Two examples will suffice to make the point. The first is contemporary occultists’ obsession with the idea that magic was always an illicit act in the past, which is one of the principal received ideas currently being challenged by historians of magic. On the contrary, scholars such as Frank Klaassen and Claire Fanger are showing that the line between mystical prayer and ritual magic often barely existed at all. As long as contemporary occultists remain attached to the idea that magic is inherently subversive, they will not be able to make an objective evaluation of magical texts. The second example is the frequent anti-Christian bias found among contemporary occultists. It is manifestly clear from reading virtually any text of medieval magic from the Christian west that its authors were not only operating within the context of a Christian culture, but also saw magic as part of the life of a Christian as they conceived of this. Some occultists seem unable to escape the weight of an old, outdated scholarship that saw magic as a pagan survival within medieval Christendom. They are therefore at risk of devaluing or excusing the Christian elements within magical texts, or even assuming that Christian piety is a cover for something else. Clearly, this means that occultists may find themselves unable to read the text as it is.

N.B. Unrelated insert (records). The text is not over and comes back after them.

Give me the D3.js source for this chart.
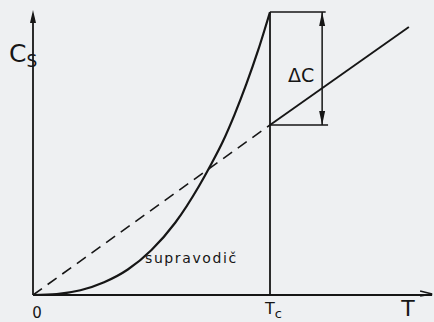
<!DOCTYPE html>
<html>
<head>
<meta charset="utf-8">
<script src="https://cdn.jsdelivr.net/npm/d3@7"></script>
<style>
  html, body { margin: 0; padding: 0; background: #eef0f2; }
  svg { display: block; }
  text { font-family: "DejaVu Sans", sans-serif; fill: #161616; }
</style>
</head>
<body>
<svg id="chart" width="434" height="322"></svg>
<script>
// Specific heat of a superconductor (below Tc) versus the normal state.
// Temperatures in units of Tc, heat capacity in units of the normal value at Tc.
const superT = [0, 0.1, 0.2, 0.3, 0.4, 0.5, 0.6, 0.7, 0.75, 0.8, 0.85, 0.9, 0.95, 1.0];
const superC = [0, 0.006, 0.028, 0.075, 0.15, 0.265, 0.425, 0.64, 0.765, 0.9, 1.06, 1.24, 1.44, 1.665];
const normalBelowT = [0, 1];
const normalBelowC = [0, 1];
const normalAboveT = [1, 1.586];
const normalAboveC = [1, 1.576];
const Tc = 1;
const jumpTop = 1.665;
const jumpBottom = 1;
const deltaAt = 1.22;
const axisMaxT = 1.684;
const axisMaxC = 1.676;
const labels = { yAxis: "C", ySub: "S", xAxis: "T", origin: "0", tc: "T", tcSub: "c", delta: "ΔC", curve: "supravodič" };

const ink = "#161616";
const svg = d3.select("#chart");
const x = d3.scaleLinear().domain([0, 1]).range([33, 270]);
const y = d3.scaleLinear().domain([0, 1]).range([295, 125]);

const line = d3.line().x(d => x(d[0])).y(d => y(d[1]));
const zip = (a, b) => a.map((v, i) => [v, b[i]]);

// axes
svg.append("line").attr("x1", x(0)).attr("y1", y(0)).attr("x2", x(0)).attr("y2", y(axisMaxC) + 6)
  .attr("stroke", ink).attr("stroke-width", 1.8);
svg.append("path")
  .attr("d", `M${x(0)},${y(axisMaxC)} L${x(0) - 3},${y(axisMaxC) + 13} L${x(0) + 3},${y(axisMaxC) + 13} Z`)
  .attr("fill", ink);
svg.append("line").attr("x1", x(0)).attr("y1", y(0)).attr("x2", x(axisMaxT)).attr("y2", y(0))
  .attr("stroke", ink).attr("stroke-width", 1.8);
svg.append("path")
  .attr("d", `M${x(axisMaxT) - 12},${y(0) - 4} L${x(axisMaxT)},${y(0) - 1} L${x(axisMaxT) - 12},${y(0) + 1}`)
  .attr("fill", "none").attr("stroke", ink).attr("stroke-width", 1.6);

// Tc vertical line
svg.append("line").attr("x1", x(Tc)).attr("y1", y(0)).attr("x2", x(Tc)).attr("y2", y(jumpTop))
  .attr("stroke", ink).attr("stroke-width", 1.8);

// normal state: dashed extrapolation below Tc, solid above
svg.append("path").datum(zip(normalBelowT, normalBelowC)).attr("d", line)
  .attr("fill", "none").attr("stroke", ink).attr("stroke-width", 1.6).attr("stroke-dasharray", "11,7");
svg.append("path").datum(zip(normalAboveT, normalAboveC)).attr("d", line)
  .attr("fill", "none").attr("stroke", ink).attr("stroke-width", 1.9);

// superconducting curve
svg.append("path").datum(zip(superT, superC)).attr("d", line.curve(d3.curveMonotoneX))
  .attr("fill", "none").attr("stroke", ink).attr("stroke-width", 2.2);

// jump bracket
svg.append("line").attr("x1", x(Tc)).attr("y1", y(jumpTop)).attr("x2", x(deltaAt + 0.015)).attr("y2", y(jumpTop))
  .attr("stroke", ink).attr("stroke-width", 1.6);
svg.append("line").attr("x1", x(Tc)).attr("y1", y(jumpBottom)).attr("x2", x(deltaAt + 0.025)).attr("y2", y(jumpBottom))
  .attr("stroke", ink).attr("stroke-width", 1.6);
svg.append("line").attr("x1", x(deltaAt)).attr("y1", y(jumpTop)).attr("x2", x(deltaAt)).attr("y2", y(jumpBottom))
  .attr("stroke", ink).attr("stroke-width", 1.5);
const ax = x(deltaAt), at = y(jumpTop), ab = y(jumpBottom);
svg.append("path").attr("d", `M${ax},${at} L${ax - 3},${at + 14} L${ax + 3},${at + 14} Z`).attr("fill", ink);
svg.append("path").attr("d", `M${ax},${ab} L${ax - 3},${ab - 14} L${ax + 3},${ab - 14} Z`).attr("fill", ink);

// labels
const cs = svg.append("text").attr("x", 9).attr("y", 62).attr("font-size", 25);
cs.append("tspan").text(labels.yAxis);
cs.append("tspan").attr("font-size", 17).attr("dy", 5).text(labels.ySub);

svg.append("text").attr("x", 408).attr("y", 316).attr("font-size", 22).attr("text-anchor", "middle").text(labels.xAxis);
svg.append("text").attr("x", 37).attr("y", 318).attr("font-size", 15).attr("text-anchor", "middle").text(labels.origin);

const tc = svg.append("text").attr("x", 265).attr("y", 314).attr("font-size", 16);
tc.append("tspan").text(labels.tc);
tc.append("tspan").attr("font-size", 13).attr("dy", 4).text(labels.tcSub);

svg.append("text").attr("x", 288).attr("y", 82).attr("font-size", 19).text(labels.delta);
svg.append("text").attr("x", 145).attr("y", 263).attr("font-size", 14).attr("letter-spacing", 1.6).text(labels.curve);
</script>
</body>
</html>
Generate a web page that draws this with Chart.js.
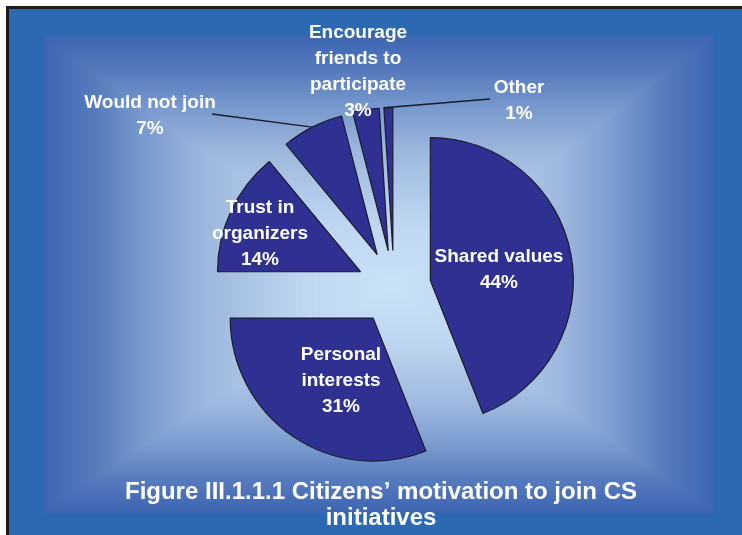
<!DOCTYPE html>
<html>
<head>
<meta charset="utf-8">
<title>Citizens' motivation to join CS initiatives</title>
<script src="https://cdn.jsdelivr.net/npm/chart.js@4.4.0/dist/chart.umd.min.js"></script>
<style>
  html, body { margin: 0; padding: 0; background: #fff; }
  canvas { display: block; }
</style>
</head>
<body>
<canvas id="motivationChart" width="742" height="535"></canvas>
<script>
// slice labels (one entry per line) and their shares in percent
const categories = [
  ["Shared values"],
  ["Personal", "interests"],
  ["Trust in", "organizers"],
  ["Would not join"],
  ["Encourage", "friends to", "participate"],
  ["Other"]
];
const shares = [44, 31, 14, 7, 3, 1];
const titleLines = ["Figure III.1.1.1 Citizens\u2019 motivation to join CS", "initiatives"];

// where each label block sits: centre x, first baseline y, optional leader start
const labelSpots = [
  { x: 499, y: 262 },
  { x: 341, y: 360 },
  { x: 260, y: 213 },
  { x: 150, y: 108, leader: [212, 114] },
  { x: 358, y: 38 },
  { x: 519, y: 93, leader: [490, 99] }
];

const EXPLODE = 37;      // how far every slice is pulled out from the centre
const LINE_H = 26;
const FONT = '"Liberation Sans", Arial, sans-serif';

// colour ramp of the backdrop, 0 = centre, 1 = edge of the inner panel
const rampStops = [
  [0, [202, 226, 246]],
  [0.25, [190, 214, 240]],
  [0.53, [158, 184, 222]],
  [0.71, [120, 154, 206]],
  [0.85, [88, 124, 190]],
  [1, [62, 102, 178]]
];
const rampColor = t => {
  for (let i = 1; i < rampStops.length; i++) {
    const [o1, c1] = rampStops[i - 1];
    const [o2, c2] = rampStops[i];
    if (t <= o2) {
      const f = (t - o1) / (o2 - o1);
      const c = c1.map((v, k) => Math.round(v + (c2[k] - v) * f));
      return `rgb(${c[0]},${c[1]},${c[2]})`;
    }
  }
  const c = rampStops[rampStops.length - 1][1];
  return `rgb(${c[0]},${c[1]},${c[2]})`;
};

// --- framed background with the rectangular "from centre" gradient ---
const backdropPlugin = {
  id: 'backdrop',
  beforeDraw(chart) {
    const ctx = chart.ctx;
    const W = chart.width, H = chart.height;
    ctx.save();
    ctx.fillStyle = '#ffffff';
    ctx.fillRect(0, 0, W, H);
    ctx.fillStyle = '#1b1b1b';
    ctx.fillRect(6, 6, W - 6, H - 6);
    ctx.fillStyle = '#2b6ab2';
    ctx.fillRect(9, 9, W - 9, H - 9);

    // concentric rectangles, outermost first
    const L = 43, T = 35, R = 713, B = 513;
    const cx = 390, cy = 285;
    const steps = 340;
    for (let s = steps; s >= 0; s--) {
      const t = s / steps;
      ctx.fillStyle = rampColor(t);
      const x0 = cx - t * (cx - L), x1 = cx + t * (R - cx);
      const y0 = cy - t * (cy - T), y1 = cy + t * (B - cy);
      ctx.fillRect(x0, y0, x1 - x0, y1 - y0);
    }
    ctx.restore();
  }
};

// --- pull each slice out along its middle angle ---
const explodePlugin = {
  id: 'explode',
  afterUpdate(chart) {
    chart.getDatasetMeta(0).data.forEach(arc => {
      const mid = (arc.startAngle + arc.endAngle) / 2;
      arc.x += Math.cos(mid) * EXPLODE;
      arc.y += Math.sin(mid) * EXPLODE;
    });
  }
};

// --- slice labels, leader lines and the figure caption ---
const labelPlugin = {
  id: 'sliceLabels',
  afterDatasetsDraw(chart) {
    const ctx = chart.ctx;
    const arcs = chart.getDatasetMeta(0).data;
    ctx.save();

    // leaders run from the label to the start corner of small slices
    ctx.strokeStyle = '#1c1c2a';
    ctx.lineWidth = 1.5;
    arcs.forEach((arc, i) => {
      const spot = labelSpots[i];
      if (!spot.leader) return;
      const a = i === arcs.length - 1 ? arc.startAngle : (arc.startAngle + arc.endAngle) / 2;
      ctx.beginPath();
      ctx.moveTo(spot.leader[0], spot.leader[1]);
      ctx.lineTo(arc.x + Math.cos(a) * arc.outerRadius, arc.y + Math.sin(a) * arc.outerRadius);
      ctx.stroke();
    });

    ctx.fillStyle = '#ffffff';
    ctx.textAlign = 'center';
    ctx.textBaseline = 'alphabetic';
    ctx.font = 'bold 19px ' + FONT;
    categories.forEach((lines, i) => {
      const spot = labelSpots[i];
      const all = lines.concat([shares[i] + '%']);
      all.forEach((t, k) => ctx.fillText(t, spot.x, spot.y + k * LINE_H));
    });

    ctx.font = 'bold 24px ' + FONT;
    titleLines.forEach((t, k) => ctx.fillText(t, 381, 499 + k * 26));
    ctx.restore();
  }
};

const ctx = document.getElementById('motivationChart');

new Chart(ctx, {
  type: 'pie',
  data: {
    labels: categories.map(l => l.join(' ')),
    datasets: [{
      data: shares,
      backgroundColor: '#2e3192',
      borderColor: '#1c1c2a',
      borderWidth: 1.2,
      radius: 143
    }]
  },
  options: {
    responsive: false,
    animation: false,
    events: [],
    layout: { padding: { left: 200, right: 154, top: 100, bottom: 60 } },
    plugins: {
      legend: { display: false },
      tooltip: { enabled: false }
    }
  },
  plugins: [backdropPlugin, explodePlugin, labelPlugin]
});
</script>
</body>
</html>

I highlight these challenges faced by historians of magic because, in addition to scholarly collections like the book under review, they must also engage honestly and openly with the broader public about their research. The public’s interest in the history of magic is a huge opportunity, but it is also a temptation that can lead historians of magic down the wrong path. The texts and sources must be allowed to speak for themselves rather than being viewed through the lenses of fantasy fiction and contemporary occultism.
The breadth of Page and Rider’s collection is currently unrivalled, and will be essential reading for any serious scholar of the history of medieval magic.